Tao-te ching Comments

Hiding the Light of the Procedure

When one is about to take an inspiration, he is sure to make a
(previous) expiration; when he is going to weaken another, he will first strengthen him; when he is going to overthrow another, he will first have raised him up; when he is going to despoil another, he will first have made gifts to him: --this is called "Hiding the light (of his procedure)".

The soft overcomes the hard; and the weak the strong.

Fishes should not be taken from the deep; instruments for the
profit of a state should not be shown to the people.
(Ch. 36, Legge version).


This chapter suggests hiding the light, that is your real intention of doing something. A parallel to this chapter is the saying of Jesus in Gospel of Thomas where he says that one who wishes to kill an important person must prepare in advance in his own house as to have some expertise inside him prior of killing.

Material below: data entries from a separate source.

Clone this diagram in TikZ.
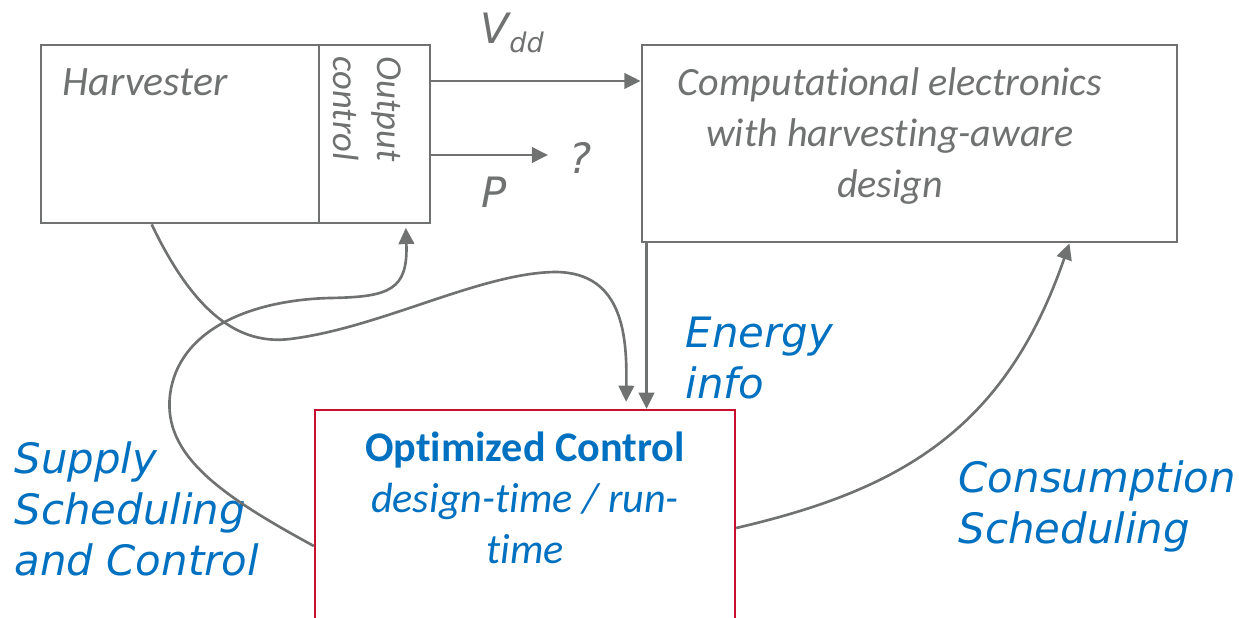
\documentclass[tikz,border=0pt]{standalone}
\usepackage{fontspec}
\setmainfont{Carlito}[Ligatures=NoCommon]
\newfontfamily\verdfont{DejaVu Sans}
\usetikzlibrary{arrows.meta,calc,positioning}
\definecolor{linegray}{RGB}{112,114,114}
\definecolor{ctrlblue}{RGB}{0,112,192}
\definecolor{ctrlred}{RGB}{200,16,46}
\tikzset{
>={Triangle[length=4.6pt,width=4.4pt]},
box/.style={draw=linegray,line width=0.75pt,inner sep=0pt},
graytext/.style={text=linegray,inner sep=0pt,font=\fontsize{11.9pt}{14.5pt}\selectfont\itshape},
bluetext/.style={text=ctrlblue,inner sep=0pt,align=left,font=\verdfont\fontsize{11.9pt}{14.5pt}\selectfont\itshape},
freccia/.style={->,draw=linegray,line width=0.75pt}}

\begin{document}
\begin{tikzpicture}[x=0.01cm,y=-0.01cm]
\useasboundingbox (0,0) rectangle (1239,618);
\clip (0,0) rectangle (1239,618);

\node[box,minimum width=2.78cm,minimum height=1.78cm] (harv) at (180,134) {};
\node[box,minimum width=1.11cm,minimum height=1.78cm] (outc) at (374.5,134) {};
\node[box,minimum width=5.35cm,minimum height=1.97cm] (comp) at (909.5,143.5) {};
\node[box,draw=ctrlred,line width=0.6pt,minimum width=4.2cm,minimum height=2.72cm] (optc) at (525,546) {};

\node[graytext,anchor=base west] (harvtxt) at (62,95) {Harvester};
\node[graytext,rotate=-90,anchor=west,align=left,font=\fontsize{10.4pt}{12.5pt}\selectfont\itshape] (outtxt) at (367,56) {Output\\control};
\node[graytext,anchor=north,align=center,font=\fontsize{11.4pt}{14.5pt}\selectfont\itshape] (comptxt) at (890,67) {Computational electronics\\with harvesting-aware\\design};
\node[text=ctrlblue,inner sep=0pt,anchor=north,align=center,font=\fontsize{12pt}{14.5pt}\selectfont] (opttxt) at (525,431) {{\bfseries Optimized Control}\\{\itshape design-time / run-}\\{\itshape time}};

\node[graytext,anchor=base west,font=\verdfont\fontsize{11.9pt}{14.5pt}\selectfont\itshape] (vdd) at (480,43) {V\raisebox{-2.8pt}{\fontsize{7.7pt}{9pt}\selectfont dd}};
\node[graytext,anchor=base west,font=\verdfont\fontsize{11.9pt}{14.5pt}\selectfont\itshape] (plab) at (481,207) {P};
\node[graytext,anchor=base west,font=\verdfont\fontsize{11.9pt}{14.5pt}\selectfont\itshape] (qm) at (569,173) {?};
\coordinate (pend) at (548,155);

\node[bluetext,anchor=north west] (supply) at (14,441) {Supply\\Scheduling\\and Control};
\node[bluetext,anchor=north west] (energy) at (685,316) {Energy\\info};
\node[bluetext,anchor=north west] (consum) at (958,460) {Consumption\\Scheduling};

\draw[freccia] ([yshift=5.3mm]outc.east) -- ([yshift=5.3mm]outc.east -| comp.west);
\draw[freccia] (outc.east |- pend) -- (pend);
\draw[freccia] ([xshift=0.6mm]comp.south west) -- ([xshift=0.6mm]comp.south west |- optc.north);

\draw[freccia,shorten >=2pt] ([xshift=1.12cm]harv.south west) .. controls (195,315) and (240,345) .. (290,339)
  .. controls (380,328) and (480,273) .. (555,272) .. controls (625,272) and (627,340) .. ([xshift=3.12cm]optc.north west);
\draw[freccia,shorten >=1pt] (optc.west) .. controls (220,495) and (163,455) .. (170,395)
  .. controls (178,330) and (250,300) .. (330,298) .. controls (390,297) and (408,290) .. ([xshift=0.88cm]outc.south west);
\draw[freccia] ([yshift=1.8mm]optc.east) .. controls (900,490) and (1005,430) .. ([xshift=-1.09cm]comp.south east);

\end{tikzpicture}
\end{document}
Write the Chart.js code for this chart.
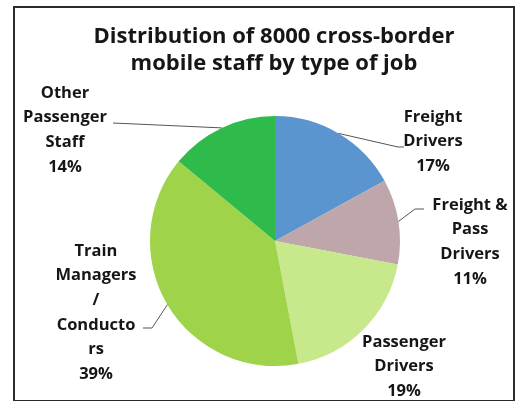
<!DOCTYPE html>
<html>
<head>
<meta charset="utf-8">
<script src="https://cdn.jsdelivr.net/npm/chart.js@4.4.1/dist/chart.umd.min.js"></script>
<style>
  html, body { margin: 0; padding: 0; background: #fff; }
  .wrap { position: relative; width: 517px; height: 401px; }
  .frame {
    position: absolute; left: 13px; top: 6px; width: 498px; height: 392px;
    border: 2px solid #2b2b2b; pointer-events: none;
  }
  canvas { position: absolute; left: 0; top: 0; }
</style>
</head>
<body>
<div class="wrap">
  <canvas id="pie" width="517" height="401"></canvas>
  <div class="frame"></div>
</div>
<script>
// Chart data
const titleLines = ["Distribution of 8000 cross-border", "mobile staff by type of job"];
const categories = [
  "Freight\nDrivers",
  "Freight &\nPass\nDrivers",
  "Passenger\nDrivers",
  "Train\nManagers\n/\nConducto\nrs",
  "Other\nPassenger\nStaff"
];
const shares = [17, 11, 19, 39, 14];
const sliceColors = ["#5a95cf", "#bea6ab", "#c7e98b", "#9fd349", "#2fbb4c"];

// Where each label sits (center of first line) and how its leader line bends.
const labelLayout = [
  { x: 433, y: 117, leader: [[398, 147], [404, 147]] },
  { x: 470, y: 205, leader: [[415, 209], [424, 209]] },
  { x: 404, y: 342, leader: null },
  { x: 96, y: 251, leader: [[152, 328], [143, 328]] },
  { x: 65, y: 93, leader: [[113, 123]] }
];

const labelFont = "bold 16.5px 'Open Sans'";
const lineGap = 24.6;

const textPlugin = {
  id: "textPlugin",
  afterDraw(chart) {
    const ctx = chart.ctx;
    ctx.save();
    ctx.fillStyle = "#161616";
    ctx.textAlign = "center";
    ctx.textBaseline = "middle";

    ctx.font = "bold 22px 'Open Sans'";
    titleLines.forEach((line, i) => ctx.fillText(line, 274, 37 + i * 26.5));

    const meta = chart.getDatasetMeta(0);
    ctx.font = labelFont;
    meta.data.forEach((arc, i) => {
      const layout = labelLayout[i];
      const lines = categories[i].split("\n").concat(shares[i] + "%");
      lines.forEach((line, j) => ctx.fillText(line, layout.x, layout.y + j * lineGap));

      if (!layout.leader) return;
      const mid = (arc.startAngle + arc.endAngle) / 2;
      ctx.strokeStyle = "#555";
      ctx.lineWidth = 1;
      ctx.beginPath();
      ctx.moveTo(arc.x + Math.cos(mid) * arc.outerRadius, arc.y + Math.sin(mid) * arc.outerRadius);
      layout.leader.forEach(([px, py]) => ctx.lineTo(px, py));
      ctx.stroke();
    });
    ctx.restore();
  }
};

new Chart(document.getElementById("pie"), {
  type: "pie",
  data: {
    labels: categories,
    datasets: [{
      data: shares,
      backgroundColor: sliceColors,
      borderWidth: 0
    }]
  },
  options: {
    responsive: false,
    animation: false,
    layout: { padding: { top: 116, bottom: 35, left: 150, right: 117 } },
    plugins: {
      legend: { display: false },
      tooltip: { enabled: false },
      title: { display: false }
    }
  },
  plugins: [textPlugin]
});
</script>
</body>
</html>
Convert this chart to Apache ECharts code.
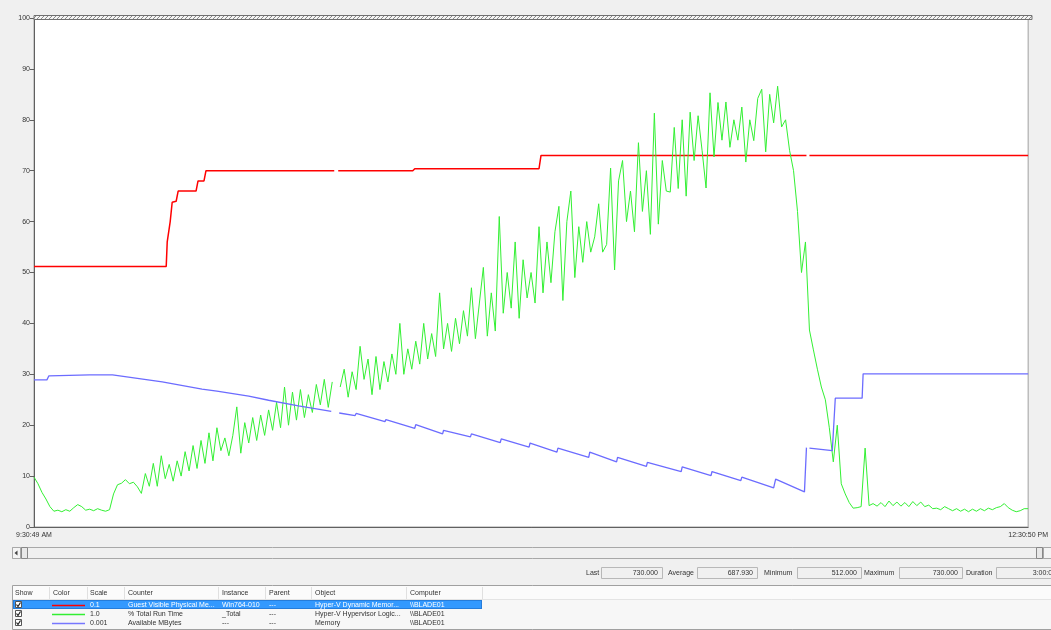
<!DOCTYPE html>
<html><head><meta charset="utf-8">
<script src="https://cdn.jsdelivr.net/npm/echarts/dist/echarts.min.js"></script>
<style>html,body{margin:0;padding:0;background:#f0f0f0;}#c{width:1051px;height:630px;}</style>
</head><body><div id="c"></div><script>
// ---- data ----
const startLabel = '9:30:49 AM';
const endLabel = '12:30:50 PM';
const sampleCount = 1000;          // samples across the graph
const greenStep = 4;               // green values read every 4 samples
const yTickLabels = [0,10,20,30,40,50,60,70,80,90,100];

// % Total Run Time (scale 1.0)
const greenPct = [
9.8,8.5,6.8,5.5,4.0,3.1,3.3,3.0,3.4,3.1,3.8,4.4,4.0,3.3,3.5,3.2,3.6,3.3,3.1,3.4,
6.5,8.3,8.6,9.3,8.5,8.8,7.9,6.6,10.5,8.0,12.5,8.0,14.0,9.5,12.3,9.0,13.0,10.0,14.8,11.0,
16.0,11.5,17.0,12.5,18.5,13.0,19.5,15.0,17.5,14.0,18.0,23.6,14.5,20.5,16.5,21.5,17.0,22.0,18.0,23.0,
19.0,24.5,19.5,27.5,20.0,26.5,21.0,27.0,21.5,26.0,22.5,28.0,24.0,29.0,23.5,28.5,null,27.5,31.0,25.5,
30.5,27.0,35.5,29.0,33.0,26.0,33.5,27.0,32.5,28.5,34.0,30.0,40.0,30.0,35.0,31.0,36.5,32.0,40.0,33.0,
38.0,33.5,46.0,35.0,40.0,34.5,41.0,36.0,42.5,37.5,47.0,37.0,44.0,51.0,37.5,46.0,38.5,61.0,42.0,50.0,
43.0,56.0,41.0,52.5,45.0,50.0,44.0,59.0,46.0,56.0,48.0,58.0,63.0,44.5,60.0,66.0,49.0,59.0,52.0,60.0,
54.0,57.0,63.5,54.0,55.5,70.5,50.5,68.0,72.0,60.0,66.0,58.0,75.5,62.0,70.0,57.5,81.3,59.5,72.0,66.0,
65.8,78.5,66.5,80.0,65.0,81.5,72.0,80.8,74.0,66.6,85.3,72.7,83.4,76.0,83.5,74.6,80.0,76.0,82.5,71.7,
80.0,75.9,84.2,86.0,73.7,85.0,79.4,86.6,78.6,80.0,74.0,70.0,62.0,50.0,56.0,38.7,34.8,31.0,27.5,25.0,
19.5,12.8,20.0,8.5,6.5,4.8,3.7,3.8,4.0,15.5,4.2,4.6,4.1,4.8,4.0,5.1,4.2,4.9,4.1,4.8,
4.0,5.0,4.2,4.9,4.0,4.3,3.6,3.7,3.4,4.0,3.6,3.2,3.6,3.1,3.5,3.0,3.5,3.1,3.6,3.2,
3.7,3.4,3.8,4.0,4.6,3.8,3.3,3.0,3.2,3.6,3.6
];

// Guest Visible Physical Memory, MB (scale 0.1) : [sample, MB]
const redRaw = [[0,512],[133,512],[134,560],[137,600],[139,638],[143,640],[145,660],[163,660],[165,680],[171,680],[173,700],
[302,700],[303,'-'],[306,700],[381,700],[383,704],[508,704],[510,730],[777,730],[778,'-'],[780,730],[1000,730]];

// Available MBytes (scale 0.001) : [sample, MB]
const blueRaw = [[0,28900],[13,28900],[15,29700],[56,29900],[79,29900],[81,29600],[129,28500],[169,27100],[184,26700],[186,26900],
[216,25700],[236,24900],[266,23800],[299,22700],[302,'-'],[307,22400],[323,21900],[324,22300],[353,20700],[354,21100],
[383,19400],[384,20100],[411,18300],[412,19000],[439,17700],[440,18300],[469,16600],[470,17300],[498,15700],[499,16500],
[526,14700],[527,15500],[558,13700],[559,14700],[586,12800],[587,13700],[616,11900],[617,12700],[651,10900],[652,11800],
[681,10100],[682,10900],[711,9100],[712,9800],[744,7700],[746,9400],[775,6900],[777,15600],[778,'-'],[780,15500],
[803,15000],[806,25300],[833,25300],[834,30100],[1000,30100]];

const scales = {red:0.1, green:1.0, blue:0.001};

const statLabels = ['Last','Average','Minimum','Maximum','Duration'];
const statValues = ['730.000','687.930','512.000','730.000','3:00:01'];

const tableHeaders = ['Show','Color','Scale','Counter','Instance','Parent','Object','Computer'];
const tableRows = [
  ['0.1','Guest Visible Physical Me...','Win764-010','---','Hyper-V Dynamic Memor...','\\\\BLADE01'],
  ['1.0','% Total Run Time','_Total','---','Hyper-V Hypervisor Logic...','\\\\BLADE01'],
  ['0.001','Available MBytes','---','---','Memory','\\\\BLADE01']
];
const rowColors = ['#ff0000','#33ee33','#7777ff'];

// ---- build ----
const scaleSeries = (arr, k) => arr.map(p => [p[0], p[1] === '-' ? '-' : +(p[1]*k).toFixed(4)]);
const greenData = greenPct.map((v,i) => [i*greenStep, v === null ? '-' : v*scales.green]);

const FONT = 'Liberation Sans, Arial, sans-serif';
const TXT = '#333';
const g = [];
// top hatched band
(function(){
  const cv = document.createElement('canvas'); cv.width = 4; cv.height = 4;
  const cx = cv.getContext('2d'); cx.fillStyle='#f4f4f4'; cx.fillRect(0,0,4,4);
  cx.strokeStyle='#8a8a8a'; cx.lineWidth=1; cx.beginPath(); cx.moveTo(0,4); cx.lineTo(4,0); cx.stroke();
  g.push({type:'rect', shape:{x:34,y:15.5,width:998,height:4}, style:{fill:{image:cv, repeat:'repeat'}, stroke:'#707070', lineWidth:1}, z:10});
})();
// scrollbar
g.push({type:'rect', shape:{x:12.5,y:547.5,width:1040,height:11}, style:{fill:'#f0f0f0', stroke:'#a8a8a8'}});
g.push({type:'rect', shape:{x:12.5,y:547.5,width:8,height:11}, style:{fill:'#f4f4f4', stroke:'#a8a8a8'}});
g.push({type:'polygon', shape:{points:[[14.5,553],[17.5,550.5],[17.5,555.5]]}, style:{fill:'#444'}});
g.push({type:'rect', shape:{x:21.5,y:547.5,width:6,height:11}, style:{fill:'#e8e8e8', stroke:'#888'}});
g.push({type:'rect', shape:{x:1036.5,y:547.5,width:6,height:11}, style:{fill:'#e8e8e8', stroke:'#888'}});
g.push({type:'rect', shape:{x:1043.5,y:547.5,width:8,height:11}, style:{fill:'#f4f4f4', stroke:'#a8a8a8'}});
// stats bar
const statPos = [[586,601,662],[668,697,757],[764,797,861],[864,899,962],[966,996,1060]];
statLabels.forEach((l,i)=>{
  const p = statPos[i];
  g.push({type:'text', style:{x:p[0], y:573, text:l, fill:TXT, font:'7px '+FONT, verticalAlign:'middle'}});
  g.push({type:'rect', shape:{x:p[1]+0.5,y:567.5,width:p[2]-p[1],height:11}, style:{fill:'#f0f0f0', stroke:'#b8b8b8'}});
  g.push({type:'text', style:{x:p[2]-4, y:573, text:statValues[i], fill:TXT, font:'7px '+FONT, align:'right', verticalAlign:'middle'}});
});
// legend table
g.push({type:'rect', shape:{x:12.5,y:585.5,width:1040,height:44}, style:{fill:'#f7f7f7', stroke:'#a0a0a0'}});
g.push({type:'rect', shape:{x:13,y:586,width:1038,height:13}, style:{fill:'#fbfbfb'}});
g.push({type:'line', shape:{x1:13,y1:599.5,x2:1051,y2:599.5}, style:{stroke:'#e4e4e4'}});
const colX = [15,53,90,128,222,269,315,410];
const sepX = [49,87,124,218,265,311,406,482];
tableHeaders.forEach((h,i)=>{
  g.push({type:'text', style:{x:colX[i], y:593, text:h, fill:TXT, font:'7px '+FONT, verticalAlign:'middle'}});
  g.push({type:'line', shape:{x1:sepX[i]+0.5,y1:587,x2:sepX[i]+0.5,y2:599}, style:{stroke:'#e0e0e0'}});
});
const rowY = [605,614,623];
g.push({type:'rect', shape:{x:13,y:600,width:469,height:9}, style:{fill:'#3399ff'}});
g.push({type:'rect', shape:{x:13.5,y:600.5,width:468,height:8}, style:{fill:'none', stroke:'#1a5fb4', lineDash:[1,1]}});
tableRows.forEach((r,ri)=>{
  const y = rowY[ri];
  const fc = ri===0 ? '#fff' : TXT;
  g.push({type:'rect', shape:{x:15.5,y:y-3.5,width:6,height:6}, style:{fill:'#fff', stroke:'#555'}});
  g.push({type:'polyline', shape:{points:[[16.5,y-0.5],[18,y+1.5],[20.5,y-2.5]]}, style:{stroke:'#222', lineWidth:1.2, fill:'none'}});
  g.push({type:'line', shape:{x1:52,y1:y+0.5,x2:85,y2:y+0.5}, style:{stroke:rowColors[ri], lineWidth:1.5}});
  r.forEach((t,ci)=>{
    g.push({type:'text', style:{x:colX[ci+2], y:y, text:t, fill:fc, font:'7px '+FONT, verticalAlign:'middle'}});
  });
});

const chart = echarts.init(document.getElementById('c'), null, {renderer:'canvas'});
chart.setOption({
  animation:false,
  backgroundColor:'#f0f0f0',
  grid:{left:34, top:18, width:998, height:509, show:true, backgroundColor:'#fff', borderColor:'#a0a0a0', borderWidth:1},
  xAxis:{type:'value', min:0, max:sampleCount, interval:sampleCount,
    axisLine:{show:true, onZero:false, lineStyle:{color:'#606060', width:1}},
    axisTick:{show:false}, splitLine:{show:false},
    axisLabel:{color:TXT, fontFamily:FONT, fontSize:7, margin:5, showMinLabel:true, showMaxLabel:true,
      formatter:v => v===0 ? startLabel : (v===sampleCount ? endLabel : '')}},
  yAxis:{type:'value', min:0, max:100, interval:10,
    axisLine:{show:true, lineStyle:{color:'#606060', width:1}},
    axisTick:{show:true, length:4, lineStyle:{color:'#606060'}}, splitLine:{show:false},
    axisLabel:{color:TXT, fontFamily:FONT, fontSize:7, margin:4, formatter:v => yTickLabels.includes(v) ? String(v) : ''}},
  series:[
    {type:'line', data:scaleSeries(redRaw, scales.red), showSymbol:false, symbol:'none', lineStyle:{color:'#ff0000', width:1.5}, z:3},
    {type:'line', data:greenData, showSymbol:false, symbol:'none', lineStyle:{color:'#33f033', width:1}, z:4},
    {type:'line', data:scaleSeries(blueRaw, scales.blue), showSymbol:false, symbol:'none', lineStyle:{color:'#6c6cff', width:1.3}, z:5}
  ],
  graphic:g
});
</script></body></html>
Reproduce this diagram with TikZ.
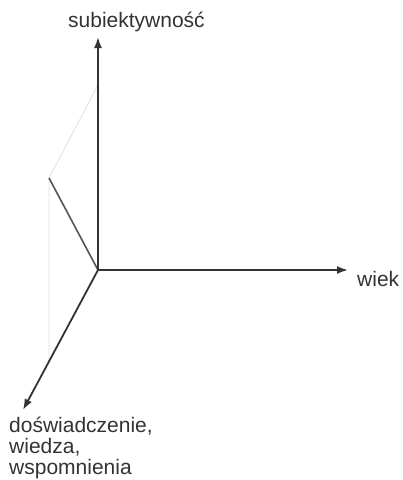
\documentclass[tikz,border=0pt]{standalone}
\usepackage{fontspec}
\setmainfont{Liberation Sans}
\usepackage{xcolor}
\usetikzlibrary{arrows.meta}
\definecolor{axiscolor}{HTML}{333333}
\definecolor{projcolor}{HTML}{555555}
\definecolor{guidecolor}{HTML}{DDDDDD}

\begin{document}
\begin{tikzpicture}[
    x=1pt, y=-1pt,
    axis/.style={draw=axiscolor, line width=1.8pt,
                 -{Latex[length=11pt, width=8pt]}},
    proj/.style={draw=projcolor, line width=1.6pt},
    guide/.style={draw=guidecolor, line width=0.7pt},
    label/.style={inner sep=0pt, text=axiscolor,
                  font=\fontsize{21}{21}\selectfont}
]
\useasboundingbox (0,0) rectangle (403,480);

\coordinate (o) at (98,270);
\coordinate (up) at (98,37);
\coordinate (right) at (348,270);
\coordinate (down) at (23,410);
\coordinate (p) at (49,178);
\coordinate (pup) at (98,85);
\coordinate (pdown) at (49,362);

\node[label, anchor=base west] (subj) at (68,27) {subiektywność};
\node[label, anchor=base west] (wiek) at (357,286) {wiek};
\node[label, anchor=north west, align=left] (dosw) at (9,417)
    {doświadczenie,\\wiedza,\\wspomnienia};

\draw[guide] (pup) -- (p) -- (pdown);
\draw[proj] (p) -- (o);
\draw[axis] (o) -- (up);
\draw[axis] (o) -- (right);
\draw[axis] (o) -- (down);
\end{tikzpicture}
\end{document}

Here, at Lao-tzu, we find also that one needs to hide his intent in order to succeed.

What is the meaning of the "soft overcomes the hard"? Simply, one can overcome the hard when the hard is not yet hard, that is, it is soft.

And what is meant by "fishes should not be taking from the deep"? This is related to the interpretation of the first part of chapter, that is, when someone is aware of our intent it is hard (difficult) to be seized, the same as a fish can't be caught from deep waters.

Another interpretation of this chapter is offered by Gao Heng: "These lines speak of the way of Heaven… Laozi is warning against taking what is waxing for a permanent state, against counting on the stronger, against rejoicing in promotion, against craving to be provided for".(*)

* Quoted by Moss Roberts in his translation and commentary on Dao De Jing, University of California Press, p. 101.